There are a few exceptions, in which the concept of role model is looked at systematically using relatively large data sets. All of these studies have been done by economists, and most appear in an issue of Industrial and Labor Relations Review edited by Ehrenberg (1995). One study that did not appear in the Ehrenberg volume is that reported by Mark O. Evans (1992). Evans conducted a study of the influence of same-gender and same-race role models on how much students learned in high school economics classes. Evans used data from the Joint Council on Economic Education’s National Assessment of Economic Education Survey con ducted in the spring of 1987. From that survey he had information on 2,440 students who took a high school economics course, including the results of a test of economic knowledge, which Evans used as his dependent variable. From his careful study, Evans concluded that there is no evidence of same-gender role model effects but that black students do slightly better on the test when they have black teachers, particularly when their mothers do not have a college degree. The effect, although statistically significant, is relatively small. It should he noted that Evans (like the studies reported later from the Ehrenherg volume) considered the race and gender of the teacher, but did not determine whether the students looked upon the teacher as a role model.

Ronald Ehrenberg, Daniel Goldhaber, and Dominic Brewer (1995) reanalyzed the data collected in the 1960s by James Coleman (see Chap ter 1) to see if matching the teacher’s and student’s race had any effect on the amount that students learned. Their main conclusion was that African American teachers did not help African American students and under some conditions had a negative effect on how much white students learned. Donna Rothstein (1995), a student of Ehrenberg’s, used the “High School and Beyond” data set (a longitudinal study conducted by the National Center for Educational Statistics) to investigate the effect of attending a women’s college on labor market and educational outcomes. She found that when appropriate input variables were controlled, single- gender schools conferred no advantage on young women. But she also found that among those who attended women’s colleges the percentage of female faculty had a small positive effect on postcollege wages...

None of the studies in the Ehrenberg collection, although all based on large systematic data sets, determined whether the students considered their teachers to be role models. Despite this fact, the papers in the Ehrenberg collection do offer some interesting and suggestive findings.

Harvey Rosen and Brandice Canes (1995) studied how the number of female faculty in science and engineering fields might influence the number of women entering the fields. They correctly point out that a cross-sectional analysis would not answer this question because the same factors that make a particular field attractive to women professors might make it attractive to women students. Instead, Rosen and Canes chose to look at change over time in the number of women professors. They found no evidence that this variable had any effect on the number of women who majored in the sciences.

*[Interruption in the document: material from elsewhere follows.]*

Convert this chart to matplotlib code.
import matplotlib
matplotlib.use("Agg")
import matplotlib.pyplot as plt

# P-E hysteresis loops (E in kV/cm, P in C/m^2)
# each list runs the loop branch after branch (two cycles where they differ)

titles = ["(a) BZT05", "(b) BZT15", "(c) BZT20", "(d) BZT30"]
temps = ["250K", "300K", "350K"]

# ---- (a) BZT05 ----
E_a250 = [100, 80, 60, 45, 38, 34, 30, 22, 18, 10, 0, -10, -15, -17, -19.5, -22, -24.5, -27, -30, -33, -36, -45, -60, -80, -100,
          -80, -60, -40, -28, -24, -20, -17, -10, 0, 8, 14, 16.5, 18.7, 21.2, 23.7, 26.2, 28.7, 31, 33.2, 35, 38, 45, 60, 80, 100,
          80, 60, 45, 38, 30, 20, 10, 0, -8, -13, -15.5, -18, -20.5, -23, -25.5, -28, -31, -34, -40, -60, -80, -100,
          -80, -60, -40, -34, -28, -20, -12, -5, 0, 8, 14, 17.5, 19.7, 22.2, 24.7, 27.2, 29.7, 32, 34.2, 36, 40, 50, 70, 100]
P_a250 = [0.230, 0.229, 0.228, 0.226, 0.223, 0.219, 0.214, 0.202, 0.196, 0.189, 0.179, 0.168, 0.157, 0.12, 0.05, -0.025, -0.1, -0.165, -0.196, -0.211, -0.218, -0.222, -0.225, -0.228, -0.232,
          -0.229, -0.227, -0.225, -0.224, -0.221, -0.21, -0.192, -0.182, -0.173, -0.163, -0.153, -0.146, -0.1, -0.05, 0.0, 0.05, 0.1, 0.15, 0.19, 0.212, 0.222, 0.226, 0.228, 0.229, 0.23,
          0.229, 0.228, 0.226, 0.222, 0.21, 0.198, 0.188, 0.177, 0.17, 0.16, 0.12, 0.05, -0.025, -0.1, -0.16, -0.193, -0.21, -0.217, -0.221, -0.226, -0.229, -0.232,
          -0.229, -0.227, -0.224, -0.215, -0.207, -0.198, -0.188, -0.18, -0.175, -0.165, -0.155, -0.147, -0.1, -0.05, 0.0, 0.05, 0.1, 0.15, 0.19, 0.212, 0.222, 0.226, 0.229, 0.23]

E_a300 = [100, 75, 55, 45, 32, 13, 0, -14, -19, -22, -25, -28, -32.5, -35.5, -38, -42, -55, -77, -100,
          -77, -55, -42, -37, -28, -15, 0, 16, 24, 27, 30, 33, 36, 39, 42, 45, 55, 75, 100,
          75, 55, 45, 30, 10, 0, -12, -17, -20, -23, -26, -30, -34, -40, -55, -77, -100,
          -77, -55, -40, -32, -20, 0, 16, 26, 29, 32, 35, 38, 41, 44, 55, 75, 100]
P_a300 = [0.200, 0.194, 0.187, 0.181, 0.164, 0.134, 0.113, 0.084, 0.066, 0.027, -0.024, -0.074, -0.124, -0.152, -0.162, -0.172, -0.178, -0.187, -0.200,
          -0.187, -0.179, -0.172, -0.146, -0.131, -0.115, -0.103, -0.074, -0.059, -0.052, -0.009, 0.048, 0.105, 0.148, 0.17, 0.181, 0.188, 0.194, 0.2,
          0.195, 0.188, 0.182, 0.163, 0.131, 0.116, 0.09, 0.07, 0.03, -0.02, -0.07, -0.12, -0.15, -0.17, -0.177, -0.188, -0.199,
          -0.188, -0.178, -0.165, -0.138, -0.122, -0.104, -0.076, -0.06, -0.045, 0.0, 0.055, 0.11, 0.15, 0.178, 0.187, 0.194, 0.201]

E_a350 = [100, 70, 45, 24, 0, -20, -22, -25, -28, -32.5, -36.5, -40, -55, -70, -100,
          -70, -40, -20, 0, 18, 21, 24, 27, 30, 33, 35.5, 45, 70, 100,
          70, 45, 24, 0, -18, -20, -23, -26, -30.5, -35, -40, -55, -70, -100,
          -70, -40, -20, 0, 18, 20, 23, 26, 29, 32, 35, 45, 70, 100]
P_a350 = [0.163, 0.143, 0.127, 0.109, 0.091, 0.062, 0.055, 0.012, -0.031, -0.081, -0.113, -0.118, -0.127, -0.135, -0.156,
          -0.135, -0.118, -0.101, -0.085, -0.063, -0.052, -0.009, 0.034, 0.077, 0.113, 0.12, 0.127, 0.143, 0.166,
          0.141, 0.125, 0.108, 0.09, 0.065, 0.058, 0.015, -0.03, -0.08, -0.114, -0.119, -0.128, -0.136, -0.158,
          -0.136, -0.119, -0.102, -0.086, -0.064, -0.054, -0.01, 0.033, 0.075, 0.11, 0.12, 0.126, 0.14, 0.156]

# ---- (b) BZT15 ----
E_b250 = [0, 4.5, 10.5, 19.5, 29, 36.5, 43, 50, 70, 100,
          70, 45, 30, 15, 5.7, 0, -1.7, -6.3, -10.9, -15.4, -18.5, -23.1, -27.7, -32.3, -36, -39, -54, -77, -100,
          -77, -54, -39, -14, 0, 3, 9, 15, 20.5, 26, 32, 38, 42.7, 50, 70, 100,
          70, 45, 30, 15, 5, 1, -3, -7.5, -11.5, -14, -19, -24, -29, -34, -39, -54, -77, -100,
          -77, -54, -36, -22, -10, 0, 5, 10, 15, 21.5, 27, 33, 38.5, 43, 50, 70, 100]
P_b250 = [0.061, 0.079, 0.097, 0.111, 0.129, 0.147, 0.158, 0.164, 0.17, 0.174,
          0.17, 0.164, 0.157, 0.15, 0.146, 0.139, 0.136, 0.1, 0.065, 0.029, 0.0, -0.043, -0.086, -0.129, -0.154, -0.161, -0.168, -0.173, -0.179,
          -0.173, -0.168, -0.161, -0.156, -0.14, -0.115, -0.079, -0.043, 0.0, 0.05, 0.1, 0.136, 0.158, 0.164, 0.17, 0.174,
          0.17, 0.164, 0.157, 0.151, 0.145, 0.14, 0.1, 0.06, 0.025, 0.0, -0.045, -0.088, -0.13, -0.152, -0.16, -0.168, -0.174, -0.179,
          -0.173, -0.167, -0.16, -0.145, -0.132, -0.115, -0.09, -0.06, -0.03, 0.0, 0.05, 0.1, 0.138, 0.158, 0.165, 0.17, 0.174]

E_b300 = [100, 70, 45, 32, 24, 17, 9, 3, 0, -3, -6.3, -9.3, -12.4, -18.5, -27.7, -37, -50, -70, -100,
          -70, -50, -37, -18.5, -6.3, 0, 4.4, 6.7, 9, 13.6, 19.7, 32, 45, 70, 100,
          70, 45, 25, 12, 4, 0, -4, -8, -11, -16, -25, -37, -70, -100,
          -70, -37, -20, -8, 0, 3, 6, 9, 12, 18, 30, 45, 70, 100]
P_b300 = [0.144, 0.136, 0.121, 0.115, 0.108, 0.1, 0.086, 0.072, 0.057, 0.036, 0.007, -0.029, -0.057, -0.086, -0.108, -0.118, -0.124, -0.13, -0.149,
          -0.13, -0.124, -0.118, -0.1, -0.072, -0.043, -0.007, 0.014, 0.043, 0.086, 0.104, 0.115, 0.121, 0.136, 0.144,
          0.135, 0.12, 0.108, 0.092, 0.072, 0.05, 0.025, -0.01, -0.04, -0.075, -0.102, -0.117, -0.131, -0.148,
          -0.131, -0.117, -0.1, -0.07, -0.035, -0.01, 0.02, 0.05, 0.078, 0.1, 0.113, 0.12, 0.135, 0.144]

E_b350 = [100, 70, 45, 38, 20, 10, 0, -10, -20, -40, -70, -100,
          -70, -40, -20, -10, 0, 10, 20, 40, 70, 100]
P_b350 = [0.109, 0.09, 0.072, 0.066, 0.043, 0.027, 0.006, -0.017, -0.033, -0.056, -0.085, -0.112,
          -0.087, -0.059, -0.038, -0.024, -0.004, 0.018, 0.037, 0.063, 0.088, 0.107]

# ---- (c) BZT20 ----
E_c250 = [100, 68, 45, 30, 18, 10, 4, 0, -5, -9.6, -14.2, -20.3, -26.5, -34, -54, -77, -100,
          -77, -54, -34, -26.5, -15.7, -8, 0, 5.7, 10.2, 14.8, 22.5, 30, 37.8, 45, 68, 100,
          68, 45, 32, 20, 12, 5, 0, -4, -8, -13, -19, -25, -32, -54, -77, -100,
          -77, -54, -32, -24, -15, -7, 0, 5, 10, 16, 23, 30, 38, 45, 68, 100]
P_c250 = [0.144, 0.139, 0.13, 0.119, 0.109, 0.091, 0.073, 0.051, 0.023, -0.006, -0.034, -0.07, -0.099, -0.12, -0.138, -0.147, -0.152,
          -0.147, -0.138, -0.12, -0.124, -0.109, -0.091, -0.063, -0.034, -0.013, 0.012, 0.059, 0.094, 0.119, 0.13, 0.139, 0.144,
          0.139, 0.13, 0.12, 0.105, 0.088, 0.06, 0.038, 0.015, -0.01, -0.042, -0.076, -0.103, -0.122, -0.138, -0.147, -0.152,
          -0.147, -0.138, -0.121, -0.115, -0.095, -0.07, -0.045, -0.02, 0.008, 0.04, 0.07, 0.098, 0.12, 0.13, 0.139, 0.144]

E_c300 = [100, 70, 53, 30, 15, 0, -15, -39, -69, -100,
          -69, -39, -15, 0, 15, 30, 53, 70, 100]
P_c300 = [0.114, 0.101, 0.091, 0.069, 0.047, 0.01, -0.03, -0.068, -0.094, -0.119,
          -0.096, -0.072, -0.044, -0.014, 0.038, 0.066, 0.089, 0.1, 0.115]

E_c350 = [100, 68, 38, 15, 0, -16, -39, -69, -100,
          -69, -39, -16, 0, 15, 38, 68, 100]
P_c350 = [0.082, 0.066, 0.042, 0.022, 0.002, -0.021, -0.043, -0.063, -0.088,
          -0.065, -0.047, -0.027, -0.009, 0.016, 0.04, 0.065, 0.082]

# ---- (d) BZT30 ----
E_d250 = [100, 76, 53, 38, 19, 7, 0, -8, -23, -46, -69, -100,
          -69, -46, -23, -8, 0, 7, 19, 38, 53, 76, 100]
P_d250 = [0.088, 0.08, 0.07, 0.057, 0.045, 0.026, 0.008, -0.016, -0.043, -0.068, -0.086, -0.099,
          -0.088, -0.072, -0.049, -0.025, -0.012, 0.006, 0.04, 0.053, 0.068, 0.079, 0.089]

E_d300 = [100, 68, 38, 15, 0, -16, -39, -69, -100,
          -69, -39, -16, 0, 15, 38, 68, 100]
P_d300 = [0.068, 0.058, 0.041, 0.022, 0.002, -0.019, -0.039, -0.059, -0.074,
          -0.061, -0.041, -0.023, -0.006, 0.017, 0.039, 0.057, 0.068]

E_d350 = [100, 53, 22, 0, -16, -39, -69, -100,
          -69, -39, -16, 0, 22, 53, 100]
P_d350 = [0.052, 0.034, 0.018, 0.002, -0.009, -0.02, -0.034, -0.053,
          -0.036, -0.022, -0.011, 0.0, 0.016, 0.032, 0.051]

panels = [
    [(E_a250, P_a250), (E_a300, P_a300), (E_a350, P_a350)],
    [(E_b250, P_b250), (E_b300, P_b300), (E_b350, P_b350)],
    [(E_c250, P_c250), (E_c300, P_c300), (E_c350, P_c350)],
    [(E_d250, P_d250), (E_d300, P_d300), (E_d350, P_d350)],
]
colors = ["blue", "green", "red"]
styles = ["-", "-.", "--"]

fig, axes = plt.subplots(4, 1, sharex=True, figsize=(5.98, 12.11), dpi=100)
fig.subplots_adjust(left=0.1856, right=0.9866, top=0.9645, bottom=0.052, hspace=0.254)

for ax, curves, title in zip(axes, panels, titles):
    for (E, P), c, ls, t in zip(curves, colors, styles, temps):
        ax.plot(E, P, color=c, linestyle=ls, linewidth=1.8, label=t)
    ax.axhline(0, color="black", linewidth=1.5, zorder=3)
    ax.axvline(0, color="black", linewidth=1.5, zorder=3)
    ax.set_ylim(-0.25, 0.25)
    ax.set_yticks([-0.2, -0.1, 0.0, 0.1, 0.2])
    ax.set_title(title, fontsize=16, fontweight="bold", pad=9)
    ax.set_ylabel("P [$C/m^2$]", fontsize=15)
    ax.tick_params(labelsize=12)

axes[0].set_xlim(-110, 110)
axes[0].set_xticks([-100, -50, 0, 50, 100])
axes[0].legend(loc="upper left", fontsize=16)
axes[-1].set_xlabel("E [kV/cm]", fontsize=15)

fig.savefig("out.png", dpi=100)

Sara Solnick (1995) studied female students at women’s colleges and at coeducational institutions and found that the women at the all-women schools are more likely to shift from “traditionally female” majors to either neutral or traditionally male majors. She found no evidence to support her second hypothesis: that women who begin in traditionally male majors would be more likely to persist in those majors if they attend a women’s college. Solnick’s research does not specify the mechanisms through which the women’s colleges have their influence. indeed her results could easily be due to the self-selection of particular types of students into women’s colleges.

Donna Rothstein (1995) examined how the percentage of female faculty at a college or university might influence the likelihood of women’s attaining an advanced degree and later earnings. She found that the pro portion of women had no direct effect on earnings hut that it had a small indirect effect on earnings through the proportion of women who go on to attain an advanced degree. Again, in order to understand fully these findings we would have to know more about how the students attending colleges having a high proportion of women as faculty might differ from those who attend colleges with a lower proportion of women as faculty.

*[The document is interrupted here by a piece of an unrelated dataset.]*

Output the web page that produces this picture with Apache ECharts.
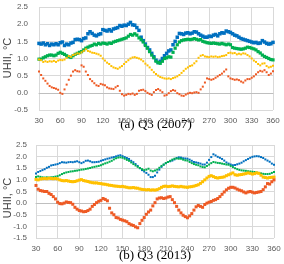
<!DOCTYPE html>
<html><head><meta charset="utf-8">
<script src="https://cdn.jsdelivr.net/npm/echarts@6/dist/echarts.min.js"></script>
<style>html,body{margin:0;padding:0;background:#fff}#c{width:284px;height:264px}</style>
</head><body><div id="c"></div>
<script>
const days = [30,33,36,39,42,45,48,51,54,57,60,63,66,69,72,75,78,81,84,87,90,93,96,99,102,105,108,111,114,117,120,123,126,129,132,135,138,141,144,147,150,153,156,159,162,165,168,171,174,177,180,183,186,189,192,195,198,201,204,207,210,213,216,219,222,225,228,231,234,237,240,243,246,249,252,255,258,261,264,267,270,273,276,279,282,285,288,291,294,297,300,303,306,309,312,315,318,321,324,327,330,333,336,339,342,345,348,351,354,357,360];
const xTicks = [30,60,90,120,150,180,210,240,270,300,330,360];
const titleA = "(a) Q3 (2007)";
const titleB = "(b) Q3 (2013)";
const yName = "UHII, °C";

const blueA = [1.44,1.42,1.45,1.40,1.43,1.38,1.42,1.40,1.43,1.40,1.46,1.48,1.38,1.42,1.40,1.45,1.47,1.55,1.56,1.55,1.52,1.58,1.60,1.72,1.78,1.73,1.68,1.66,1.70,1.72,1.84,1.82,1.80,1.84,1.80,1.86,1.88,1.90,1.96,1.94,1.97,1.96,2.00,2.05,1.98,1.97,1.90,1.82,1.62,1.52,1.42,1.32,1.25,1.15,1.05,0.95,0.88,0.92,1.00,1.08,1.15,1.22,1.25,1.40,1.50,1.62,1.73,1.72,1.70,1.74,1.75,1.72,1.74,1.78,1.77,1.72,1.68,1.65,1.62,1.62,1.65,1.64,1.68,1.70,1.66,1.72,1.75,1.74,1.80,1.78,1.76,1.72,1.68,1.66,1.62,1.58,1.56,1.54,1.52,1.50,1.48,1.46,1.47,1.44,1.45,1.52,1.48,1.44,1.42,1.43,1.47];
const greenA = [0.98,0.98,1.02,1.05,1.08,1.10,1.10,1.08,1.10,1.15,1.18,1.15,1.12,1.08,1.05,1.03,1.08,1.12,1.15,1.18,1.20,1.25,1.30,1.33,1.36,1.38,1.42,1.40,1.44,1.42,1.45,1.44,1.42,1.45,1.44,1.48,1.50,1.52,1.54,1.56,1.58,1.60,1.65,1.70,1.68,1.72,1.68,1.60,1.55,1.48,1.38,1.30,1.20,1.10,1.02,0.92,0.88,0.86,0.92,1.00,1.02,1.05,1.04,1.18,1.30,1.40,1.48,1.52,1.54,1.55,1.56,1.55,1.56,1.58,1.56,1.54,1.55,1.50,1.48,1.46,1.45,1.44,1.45,1.44,1.43,1.42,1.44,1.42,1.40,1.42,1.40,1.32,1.30,1.29,1.28,1.27,1.28,1.30,1.33,1.32,1.30,1.28,1.25,1.20,1.16,1.10,1.06,1.03,1.00,0.97,0.96];
const yellowA = [0.97,0.95,0.90,0.92,0.90,0.92,0.91,0.93,0.90,0.94,0.96,0.95,0.97,1.02,1.07,1.05,1.10,1.12,1.15,1.14,1.18,1.22,1.27,1.22,1.20,1.17,1.16,1.14,1.12,1.08,1.00,0.94,0.88,0.84,0.78,0.74,0.72,0.70,0.74,0.78,0.84,0.90,0.95,1.00,1.03,1.04,1.02,1.00,0.97,0.92,0.85,0.80,0.74,0.67,0.60,0.55,0.50,0.46,0.44,0.42,0.41,0.42,0.40,0.43,0.45,0.48,0.52,0.58,0.64,0.70,0.74,0.78,0.80,0.86,0.92,1.02,1.08,1.10,1.06,1.05,1.04,1.06,1.05,1.06,1.04,1.05,1.07,1.08,1.10,1.16,1.17,1.15,1.16,1.12,1.14,1.12,1.15,1.14,1.10,1.06,1.00,0.94,0.90,0.84,0.80,0.85,0.86,0.78,0.74,0.76,0.79];
const orangeA = [0.62,0.52,0.42,0.35,0.27,0.20,0.16,0.14,0.12,0.09,0.00,-0.03,0.10,0.24,0.38,0.50,0.62,0.66,0.63,0.62,0.80,0.76,0.62,0.52,0.40,0.34,0.28,0.22,0.20,0.26,0.24,0.22,0.16,0.13,0.12,0.11,0.16,0.20,0.06,-0.04,-0.08,-0.06,-0.03,-0.04,-0.02,-0.06,-0.03,0.06,0.08,0.09,0.05,0.00,-0.03,-0.06,0.02,0.08,0.11,0.07,0.02,-0.08,-0.06,-0.01,0.05,0.08,0.06,-0.01,-0.04,-0.08,-0.09,-0.05,-0.02,0.00,-0.01,0.01,0.02,0.00,0.10,0.18,0.30,0.42,0.40,0.38,0.40,0.44,0.48,0.52,0.56,0.62,0.68,0.48,0.42,0.40,0.38,0.39,0.37,0.33,0.30,0.36,0.40,0.40,0.44,0.48,0.54,0.60,0.64,0.62,0.66,0.60,0.52,0.56,0.63];

const blueB = [1.27,1.34,1.38,1.42,1.46,1.52,1.56,1.62,1.64,1.66,1.68,1.72,1.76,1.75,1.74,1.76,1.77,1.76,1.78,1.80,1.76,1.72,1.76,1.82,1.83,1.80,1.76,1.76,1.77,1.78,1.82,1.85,1.88,1.91,1.93,1.96,1.98,2.01,2.04,2.06,2.02,1.98,1.94,1.90,1.82,1.76,1.68,1.60,1.50,1.42,1.36,1.30,1.22,1.12,1.12,1.18,1.32,1.44,1.56,1.65,1.72,1.77,1.80,1.83,1.88,1.94,1.97,1.96,1.93,1.92,1.91,1.87,1.82,1.77,1.75,1.73,1.70,1.66,1.66,1.74,1.86,1.98,2.10,2.05,1.99,1.95,1.90,1.83,1.75,1.70,1.66,1.63,1.64,1.67,1.70,1.74,1.80,1.85,1.90,1.95,1.99,2.01,2.02,2.01,1.98,1.94,1.88,1.83,1.78,1.70,1.65];
const greenB = [1.12,1.15,1.13,1.11,1.10,1.11,1.10,1.11,1.12,1.14,1.16,1.20,1.25,1.29,1.32,1.34,1.36,1.37,1.39,1.40,1.42,1.44,1.45,1.47,1.49,1.51,1.54,1.56,1.58,1.60,1.63,1.67,1.71,1.74,1.78,1.82,1.88,1.93,1.96,1.97,1.95,1.91,1.86,1.82,1.75,1.68,1.62,1.56,1.51,1.46,1.42,1.44,1.48,1.40,1.37,1.40,1.44,1.52,1.60,1.66,1.72,1.77,1.82,1.87,1.91,1.92,1.91,1.91,1.87,1.84,1.83,1.77,1.72,1.68,1.65,1.63,1.58,1.55,1.54,1.60,1.66,1.72,1.77,1.75,1.73,1.72,1.70,1.68,1.66,1.65,1.60,1.55,1.50,1.46,1.43,1.41,1.40,1.39,1.37,1.36,1.35,1.34,1.32,1.30,1.28,1.26,1.25,1.25,1.26,1.30,1.34];
const yellowB = [1.02,1.00,1.04,1.05,1.06,1.05,1.07,1.06,1.05,1.06,1.04,1.00,0.97,0.96,0.97,0.95,0.93,0.92,0.93,0.96,0.99,1.01,0.97,0.95,0.93,0.90,0.88,0.87,0.87,0.85,0.84,0.82,0.81,0.79,0.77,0.76,0.74,0.73,0.72,0.71,0.72,0.70,0.68,0.66,0.66,0.67,0.65,0.64,0.61,0.59,0.58,0.57,0.58,0.56,0.57,0.56,0.58,0.62,0.68,0.72,0.73,0.71,0.72,0.74,0.72,0.71,0.70,0.72,0.70,0.69,0.68,0.70,0.71,0.73,0.76,0.79,0.85,0.92,1.00,1.08,1.15,1.18,1.14,1.10,1.08,1.10,1.11,1.13,1.18,1.22,1.26,1.30,1.22,1.20,1.22,1.23,1.25,1.27,1.30,1.28,1.25,1.27,1.30,1.28,1.20,1.12,1.10,1.08,1.10,1.11,1.12];
const orangeB = [0.76,0.60,0.54,0.52,0.50,0.50,0.42,0.37,0.28,0.18,0.04,-0.02,-0.03,0.00,0.05,0.03,0.02,-0.05,-0.18,-0.26,-0.32,-0.34,-0.37,-0.36,-0.32,-0.26,-0.14,-0.06,0.02,0.08,0.12,0.20,0.16,0.10,-0.22,-0.42,-0.50,-0.62,-0.64,-0.70,-0.73,-0.76,-0.80,-0.88,-0.93,-0.96,-1.02,-1.06,-0.88,-0.74,-0.62,-0.48,-0.38,-0.30,-0.12,0.02,0.18,0.22,0.23,0.20,0.22,0.26,0.28,0.15,0.02,-0.14,-0.30,-0.42,-0.52,-0.58,-0.63,-0.55,-0.45,-0.30,-0.16,-0.10,-0.14,-0.18,-0.06,0.00,0.04,0.07,0.12,0.15,0.20,0.28,0.38,0.48,0.57,0.64,0.68,0.68,0.65,0.60,0.56,0.53,0.48,0.44,0.48,0.50,0.47,0.44,0.46,0.48,0.50,0.58,0.70,0.84,0.82,0.92,1.00];

const COLORS = {blue:'#0070C0', green:'#00B050', yellow:'#FFC000', orange:'#EE5A24'};
const pair = arr => days.map((d,i)=>[d,arr[i]]);

const labelStyle = {fontFamily:'Liberation Sans', fontSize:8, color:'#595959'};
function xAx(gi){
  return {gridIndex:gi, type:'value', min:30, max:360, interval:30,
    axisLine:{show:true,onZero:true,lineStyle:{color:'#BFBFBF',width:1}},
    axisTick:{show:false},
    axisLabel:Object.assign({margin:7},labelStyle),
    splitLine:{show:true,lineStyle:{color:'#D9D9D9',width:1}}};
}
function yAx(gi,min,max,margin){
  return {gridIndex:gi, type:'value', min:min, max:max, interval:0.5,
    axisLine:{show:false}, axisTick:{show:false},
    axisLabel:Object.assign({margin:margin, formatter:v=>v.toFixed(1)},labelStyle),
    splitLine:{show:true,lineStyle:{color:'#D9D9D9',width:1}}};
}
function sc(gi,arr,color,size){
  return {type:'scatter', xAxisIndex:gi, yAxisIndex:gi, data:pair(arr),
    symbol:'rect', symbolSize:size, itemStyle:{color:color, opacity:1}, silent:true};
}
const chart = echarts.init(document.getElementById('c'), null, {renderer:'canvas'});
chart.setOption({
  animation:false,
  grid:[{left:39,top:7,width:234,height:103},{left:36,top:145,width:238,height:93}],
  xAxis:[xAx(0),xAx(1)],
  yAxis:[yAx(0,-0.5,2.5,11),yAx(1,-1.5,2.5,9)],
  series:[
    sc(0,blueA,COLORS.blue,3.5), sc(0,greenA,COLORS.green,3.2), sc(0,yellowA,COLORS.yellow,2), sc(0,orangeA,COLORS.orange,2),
    sc(1,blueB,COLORS.blue,2), sc(1,greenB,COLORS.green,2), sc(1,yellowB,COLORS.yellow,3), sc(1,orangeB,COLORS.orange,3)
  ],
  graphic:[
    {type:'text', x:8, y:58, rotation:Math.PI/2, style:{text:yName, fontFamily:'Liberation Sans', fontSize:11, fill:'#404040', align:'center', verticalAlign:'middle'}},
    {type:'text', x:8, y:198, rotation:Math.PI/2, style:{text:yName, fontFamily:'Liberation Sans', fontSize:11, fill:'#404040', align:'center', verticalAlign:'middle'}},
    {type:'text', x:156, y:125, style:{text:titleA, fontFamily:'Liberation Serif', fontSize:13, fill:'#000', align:'center', verticalAlign:'middle'}},
    {type:'text', x:155, y:256, style:{text:titleB, fontFamily:'Liberation Serif', fontSize:13, fill:'#000', align:'center', verticalAlign:'middle'}}
  ]
});
</script></body></html>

In a study conducted by Rothsrn and Ehrenberg (1994) the authors found that “attendance at a HBCU substantially enhanced the probability that a black college student would receive a bachelor’s degree within seven years after starting college; however, on average, it had no apparent effects on the student’s early career labor market success (as measured by 1979 earnings) or the student’s probability of enrolling in graduate school” (Ehrenberg 1995, p. 484). jill Constantine (1995) asked the same question but uses earnings data from a later period in the career history of the students she studied. She found that attending an HBCU does have a significant influence on later earnings. The reasons for the difference in findings between the two studies are unclear. However, Ehrenherg (1995) points out that the 1986 wave of the NLS-72 data, which Constantine utilized in her study, was a subsample of the original sample and oversamples college graduates who earn more money than nongraduates. This may account for the difference between her findings and those of Roth stein and Ehrenberg.

Finally, Ehrenberg, Goldhaber, and Brewer (1995) used data from the National Educational Longitudinal Study of 1988 to determine whether the race or gender of the teacher has an influence on how much students learned. They found that the gender and race of the teacher have no significant influence on how much the student learns but that they do influence how the teacher evaluates the student. Thus white female teachers were more likely than were white male teachers to evaluate their white female students highly. They noted that their data provide no evidence that black students will learn more when they have black, rather than white, teachers. They add that there are two interpretations that can be given to their data:

At face value, our findings may be interpreted in either of two conflicting ways. On the one hand, if it is argued that what is crucial is how much students learn in classrooms, one might conclude that teachers’ race, gender, and ethnicity per se do not matter. On the other hand, if it is argued that teachers’ subjective evaluations of students mirror the encouragement they provide these students and the “track” on which they place the students or to which they encourage them to aspire, our results suggest that in some cases teachers’ (race, gender, and ethnicity) do matter. (Ehrenberg, Goldhaber, and Brewer 1995, p. 560)

Our general conclusion remains the same as when J. R. Cole published his book on women in science: SO far, there is no systematic evidence that same-gender or same-race/ethnicity role models have significant influence on a range of dependent variables that they are assumed to influence, including occupational choice, learning, and career success."

--- Increasing Faculty Diversity: The Occupational Choices of High-Achieving Minority Students / Stephen COLE, Elinor G. Barber


This undermines what is the key rationale for having gender/racial quotas, and a key rationale for affirmative action.